Vers une fête responsable et respectueuse de la biodiversité
Aujourd’hui, la filière pyrotechnique se remet elle-même en cause. Des mesures concrètes peuvent être mises en place afin de minimiser les impacts des feux. Une étude allemande de 2019 s’est penchée sur le sujet.

Elle recommande de garder une distance minimale de 1 000 mètres entre les feux d’artifice et les zones de nidification des oiseaux. Pour les espèces sensibles, comme la Grue, il faut aller jusqu’à 2 000 mètres. Quand des surfaces réfléchissent ou portent le son (collines, bâtiments, eau), il faut doubler la distance. Il faudrait aussi veiller à l’absence de lignes électriques dans un rayon de 1000 mètres autour des tir des feux d’artifice. De plus, les auteurs de l’étude préconisent un intervalle d’au moins 4 semaines entre deux feux sur un même site. Ils estiment aussi qu’une distance d’au moins 10 km entre deux feux d’artifice le même jour est nécessaire.
Aujourd’hui les sociétés pyrotechniques se tournent vers des méthodes d’habituation et d’effarouchement. Il est possible d’habituer les oiseaux au bruit et à la lumière des feux d’artifice, en augmentant la fréquence et l’intensité progressivement. Un peu comme un orage qui arrive. Voire d’utiliser des artifices moins bruyants ou à bruit contenu.

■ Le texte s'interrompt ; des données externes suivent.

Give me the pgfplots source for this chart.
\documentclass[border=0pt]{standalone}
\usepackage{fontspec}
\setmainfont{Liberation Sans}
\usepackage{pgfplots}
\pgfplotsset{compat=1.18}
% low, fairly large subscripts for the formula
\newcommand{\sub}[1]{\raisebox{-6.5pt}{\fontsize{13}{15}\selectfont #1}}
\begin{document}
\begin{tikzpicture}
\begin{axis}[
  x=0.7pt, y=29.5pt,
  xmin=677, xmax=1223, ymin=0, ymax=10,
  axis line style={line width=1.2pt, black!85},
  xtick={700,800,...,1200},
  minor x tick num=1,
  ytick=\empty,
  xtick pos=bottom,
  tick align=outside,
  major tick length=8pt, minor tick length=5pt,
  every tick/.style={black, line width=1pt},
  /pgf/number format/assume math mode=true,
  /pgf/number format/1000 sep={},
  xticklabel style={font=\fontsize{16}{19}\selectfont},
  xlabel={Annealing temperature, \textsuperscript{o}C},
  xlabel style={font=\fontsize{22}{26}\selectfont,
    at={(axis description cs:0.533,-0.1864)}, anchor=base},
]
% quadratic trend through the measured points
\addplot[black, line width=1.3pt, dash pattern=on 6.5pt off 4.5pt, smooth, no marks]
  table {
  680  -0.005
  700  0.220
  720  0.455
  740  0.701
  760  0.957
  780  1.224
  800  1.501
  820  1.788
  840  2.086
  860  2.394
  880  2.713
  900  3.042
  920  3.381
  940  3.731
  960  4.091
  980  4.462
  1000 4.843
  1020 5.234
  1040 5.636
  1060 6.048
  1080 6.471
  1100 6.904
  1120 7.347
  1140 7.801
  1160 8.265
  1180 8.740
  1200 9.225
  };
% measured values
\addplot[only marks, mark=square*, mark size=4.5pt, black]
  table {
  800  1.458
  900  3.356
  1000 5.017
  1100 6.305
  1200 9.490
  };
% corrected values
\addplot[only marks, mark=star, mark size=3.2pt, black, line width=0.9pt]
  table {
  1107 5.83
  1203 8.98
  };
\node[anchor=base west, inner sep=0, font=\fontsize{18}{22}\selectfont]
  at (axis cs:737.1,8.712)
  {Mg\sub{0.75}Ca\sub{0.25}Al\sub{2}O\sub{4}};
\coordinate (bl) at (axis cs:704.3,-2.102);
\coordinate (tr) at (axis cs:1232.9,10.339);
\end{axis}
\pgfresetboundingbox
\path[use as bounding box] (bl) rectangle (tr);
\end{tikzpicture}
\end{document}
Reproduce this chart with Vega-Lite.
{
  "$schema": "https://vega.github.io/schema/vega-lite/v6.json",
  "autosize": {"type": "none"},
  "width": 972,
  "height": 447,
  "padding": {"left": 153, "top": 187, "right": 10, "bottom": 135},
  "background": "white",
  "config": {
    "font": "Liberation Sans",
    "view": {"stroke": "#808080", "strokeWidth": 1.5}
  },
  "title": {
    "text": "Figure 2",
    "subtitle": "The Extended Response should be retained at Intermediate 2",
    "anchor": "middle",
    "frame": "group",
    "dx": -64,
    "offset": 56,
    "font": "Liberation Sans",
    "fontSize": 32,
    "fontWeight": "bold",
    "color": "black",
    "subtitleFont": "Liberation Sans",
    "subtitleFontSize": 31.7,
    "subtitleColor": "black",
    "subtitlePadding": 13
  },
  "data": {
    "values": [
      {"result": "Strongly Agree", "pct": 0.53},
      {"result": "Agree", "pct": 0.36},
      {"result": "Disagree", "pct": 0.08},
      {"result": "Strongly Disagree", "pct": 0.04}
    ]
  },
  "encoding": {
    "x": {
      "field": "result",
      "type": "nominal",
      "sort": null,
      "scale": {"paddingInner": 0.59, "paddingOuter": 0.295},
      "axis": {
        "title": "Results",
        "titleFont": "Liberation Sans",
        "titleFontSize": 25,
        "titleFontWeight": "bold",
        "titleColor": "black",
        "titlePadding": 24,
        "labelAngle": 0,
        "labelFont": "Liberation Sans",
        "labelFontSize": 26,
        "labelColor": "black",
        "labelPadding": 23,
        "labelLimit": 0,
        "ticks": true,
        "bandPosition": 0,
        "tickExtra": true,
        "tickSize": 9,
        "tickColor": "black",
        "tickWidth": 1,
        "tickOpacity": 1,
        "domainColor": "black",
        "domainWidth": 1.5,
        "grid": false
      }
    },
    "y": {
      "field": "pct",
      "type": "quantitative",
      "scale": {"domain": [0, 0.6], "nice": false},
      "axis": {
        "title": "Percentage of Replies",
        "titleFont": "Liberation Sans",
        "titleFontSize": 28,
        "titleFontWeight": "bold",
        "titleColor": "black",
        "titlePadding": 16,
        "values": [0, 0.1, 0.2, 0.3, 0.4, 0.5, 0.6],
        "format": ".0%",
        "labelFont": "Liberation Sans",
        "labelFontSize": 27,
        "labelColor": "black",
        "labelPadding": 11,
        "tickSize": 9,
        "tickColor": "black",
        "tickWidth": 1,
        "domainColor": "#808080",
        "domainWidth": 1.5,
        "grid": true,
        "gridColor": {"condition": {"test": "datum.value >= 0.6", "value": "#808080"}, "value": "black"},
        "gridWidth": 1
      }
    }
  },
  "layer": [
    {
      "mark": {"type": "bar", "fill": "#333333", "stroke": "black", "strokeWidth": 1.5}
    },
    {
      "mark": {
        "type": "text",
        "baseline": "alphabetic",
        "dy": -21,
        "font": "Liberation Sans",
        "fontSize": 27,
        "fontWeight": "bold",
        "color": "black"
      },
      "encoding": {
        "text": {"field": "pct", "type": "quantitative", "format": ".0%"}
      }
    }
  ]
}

Les festivités du 14 juillet, symbole de la révolution, sont l’occasion pour tous de repenser notre manière de faire la fête. C’est l’opportunité de mettre en application l’article 4 de la Déclaration des Droits de l’Homme et du citoyen : La liberté consiste à pouvoir faire tout ce qui ne nuit pas à autrui et de l’appliquer à nos traditions. Réinventons nos coutumes, créons rêve et émerveillement sans que cela ne soit aux dépens des espèces qui nous entourent.
Sources:
- Birds flee en mass from New Year’s Eve fireworks. Judy Shamoun-Baranes, a Adriaan M. Dokter,a Hans van Gasteren, b E. Emiel van Loon, a Hidde Leijnse,cand Willem Boutena
- Annexes au bilan des Sternes pierregarins et Sternes naines, 2019. Conséquences des festivités du 14 juillet 2019
- Effects of Fireworks on Birds – A critical Overview Stickroth, H. (2015) : Auswirkungen von Feuerwerken auf Vögel
- Reporterre. net : Les feux d’artifice du 14 juillet, un spectacle éprouvant pour les oiseaux
À toutes fins utiles, la rédaction de BSG tient à préciser que l’autrice de l’article à une formation d’artificière. Elle est également conseillère municipale dans sa commune qui depuis 3 ans, recourt à des alternatives aux feux d’artifices traditionnels.